Kombora extended the idea further. As leaders become more senior, assessment becomes more subjective. AI can help create more objective evidence of output, especially when visibility is uneven.
AI is not the answer to pay equity. But it may become a tactical advantage in environments where impact must be demonstrated clearly.
👉 Watch the full discussion here
How should women in finance advocate for pay more effectively?
The strongest pay advocacy starts with value, not with the number. Women in finance need to benchmark their worth, articulate their impact clearly, and avoid accepting the first framing of what they are worth.
The final section of the panel focused on career advice, and it produced some of the most practical takeaways.
Pauline Babel reflected on how difficult it was early in her career to separate the value of her work from her value as a person. That distinction matters. Many finance professionals, especially women, are uncomfortable "selling themselves" in compensation conversations, even when their performance justifies it.
Alyona Mysko approached the issue through a sales lens. Her recommendation was to present value first, then discuss price. Define your KPIs in advance, demonstrate what you delivered, and only then talk about salary. That structure creates a stronger negotiation position.
Kombora’s advice was even more direct: do not accept the first offer, and do not let someone else define your market value for you. Small compensation compromises early in a career compound significantly over a lifetime.
What to do this quarter
Before your next compensation discussion, prepare a one-page case with three sections: your measurable impact, your market benchmark, and your ask. Most people enter salary conversations with only the last of those three.
FAQ: Closing the finance gender pay gap
What is the finance gender pay gap?
It is the difference in average pay between men and women in finance roles, driven by salary, bonuses, promotion rates, senior representation, and career progression patterns.
Why does the pay gap widen at senior levels?
Because women are less likely to be promoted into senior roles, more likely to experience career interruptions, and more likely to be assessed through subjective standards around commitment and visibility.
Is maternity the main reason for the pay gap?
No.
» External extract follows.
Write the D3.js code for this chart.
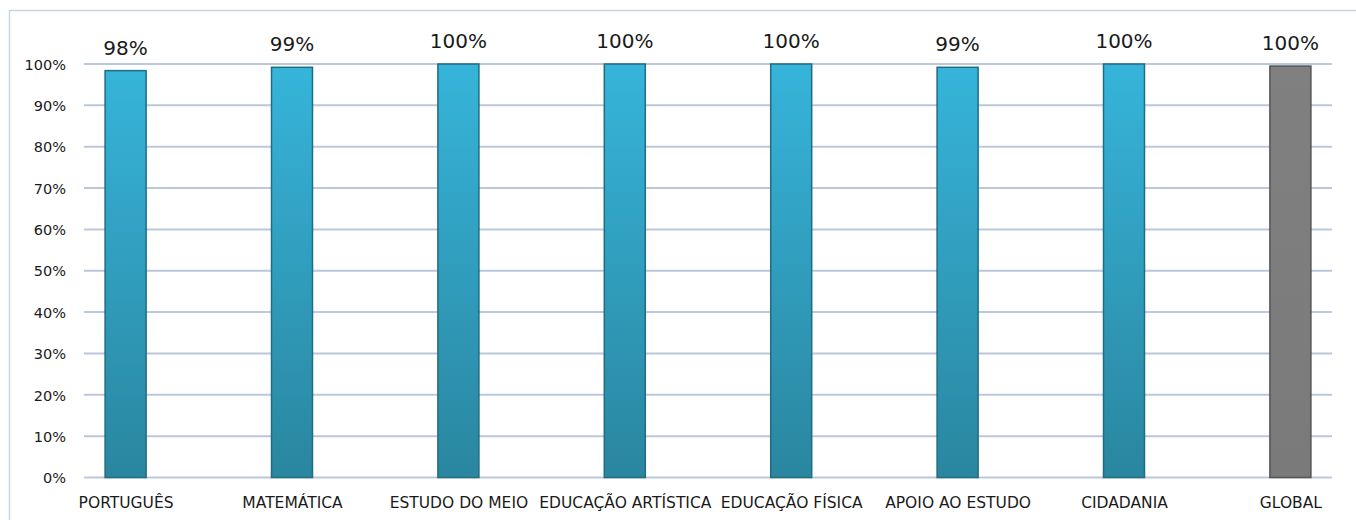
<!DOCTYPE html>
<html>
<head>
<meta charset="utf-8">
<script src="https://cdn.jsdelivr.net/npm/d3@7"></script>
<style>
  html, body { margin: 0; padding: 0; background: #ffffff; }
  svg { display: block; }
  text { font-family: "DejaVu Sans", sans-serif; fill: #1a1a1a; }
</style>
</head>
<body>
<svg id="chart" width="1356" height="520"></svg>
<script>
const categories = ["PORTUGUÊS", "MATEMÁTICA", "ESTUDO DO MEIO", "EDUCAÇÃO ARTÍSTICA", "EDUCAÇÃO FÍSICA", "APOIO AO ESTUDO", "CIDADANIA", "GLOBAL"];
const values = [0.984, 0.992, 1.0, 1.0, 1.0, 0.992, 1.0, 0.995];
const highlight = ["GLOBAL"];
const yTicks = [0, 0.1, 0.2, 0.3, 0.4, 0.5, 0.6, 0.7, 0.8, 0.9, 1.0];

const svg = d3.select("#chart");
const W = 1356, H = 520;
const mLeft = 84, mRight = 1332, mTop = 64, mBottom = 477.5;

const defs = svg.append("defs");
const gBlue = defs.append("linearGradient").attr("id", "gBlue").attr("x1", 0).attr("y1", 0).attr("x2", 0).attr("y2", 1);
gBlue.append("stop").attr("offset", "0%").attr("stop-color", "#36b4da");
gBlue.append("stop").attr("offset", "100%").attr("stop-color", "#2a869f");
const gGray = defs.append("linearGradient").attr("id", "gGray").attr("x1", 0).attr("y1", 0).attr("x2", 0).attr("y2", 1);
gGray.append("stop").attr("offset", "0%").attr("stop-color", "#808080");
gGray.append("stop").attr("offset", "100%").attr("stop-color", "#7a7a7a");

// outer border
svg.append("rect")
  .attr("x", 9.5).attr("y", 10.5)
  .attr("width", W + 20).attr("height", H + 20)
  .attr("fill", "none").attr("stroke", "#c9d5e4").attr("stroke-width", 1.5);

const x = d3.scalePoint().domain(categories).range([mLeft, mRight]).padding(0.25);
const y = d3.scaleLinear().domain([0, 1]).range([mBottom, mTop]);

// gridlines
svg.append("g").selectAll("line").data(yTicks).join("line")
  .attr("x1", mLeft).attr("x2", mRight)
  .attr("y1", d => y(d)).attr("y2", d => y(d))
  .attr("stroke", "#bac8da").attr("stroke-width", 2);

// y axis labels
const yAxis = d3.axisLeft(y).tickValues(yTicks).tickFormat(d3.format(".0%")).tickSize(0).tickPadding(0);
const ya = svg.append("g").attr("transform", "translate(66,0)").call(yAxis);
ya.select(".domain").remove();
ya.selectAll("text").attr("font-family", "DejaVu Sans").attr("font-size", "14.5px").attr("fill", "#1a1a1a").attr("dy", "0.36em");

// bars
const bw = 41;
svg.append("g").selectAll("rect").data(categories).join("rect")
  .attr("x", d => x(d) - bw / 2)
  .attr("y", (d, i) => y(values[i]))
  .attr("width", bw)
  .attr("height", (d, i) => y(0) - y(values[i]))
  .attr("fill", d => highlight.includes(d) ? "url(#gGray)" : "url(#gBlue)")
  .attr("stroke", d => highlight.includes(d) ? "#555555" : "#1f6c83")
  .attr("stroke-width", 1.5);

// data labels
svg.append("g").selectAll("text").data(categories).join("text")
  .attr("x", d => x(d))
  .attr("y", (d, i) => y(values[i]) - 16)
  .attr("text-anchor", "middle")
  .attr("font-size", "20px")
  .text((d, i) => Math.round(values[i] * 100) + "%");

// x axis labels
const xAxis = d3.axisBottom(x).tickSize(0).tickPadding(0);
const xa = svg.append("g").attr("transform", "translate(0,508)").call(xAxis);
xa.select(".domain").remove();
xa.selectAll("text").attr("font-family", "DejaVu Sans").attr("font-size", "15.5px").attr("fill", "#1a1a1a").attr("dy", "0");
</script>
</body>
</html>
Maternity matters, but the panel stressed that bias in promotion, lack of sponsorship, and structural workplace expectations often begin shaping the gap earlier.
What can finance leaders do to improve pay equity?
Use salary grids where possible, audit compensation and promotion data, standardise performance reviews, and create intentional sponsorship structures.
What is the difference between a mentor and a sponsor?
A mentor gives advice. A sponsor actively advocates for your promotion, compensation, and access to strategic opportunities.
Can AI help reduce pay inequality in finance?
Not directly, but it can help increase output, improve visibility, and reduce subjectivity in performance assessment.
How should women approach salary negotiations in finance?
Start with clear evidence of value, benchmark against the market, ask proactively, and avoid accepting the first framing of your worth.
👉 Watch the full discussion here
Closing thought: fairness is not self-executing
The most important lesson from this conversation is that progress does not happen automatically.
The gender pay gap in finance is not closing because time is passing. It closes when leaders make systems less subjective, when companies measure progression as rigorously as they measure budget performance, and when women are supported not just with advice, but with active sponsorship.
For CFOs, this is not a side conversation. It is a leadership issue, a talent issue, and a performance issue.
For women in finance, the message from the panel was equally clear: know your value, ask earlier, document your impact, and find people who will advocate for you when the room decides.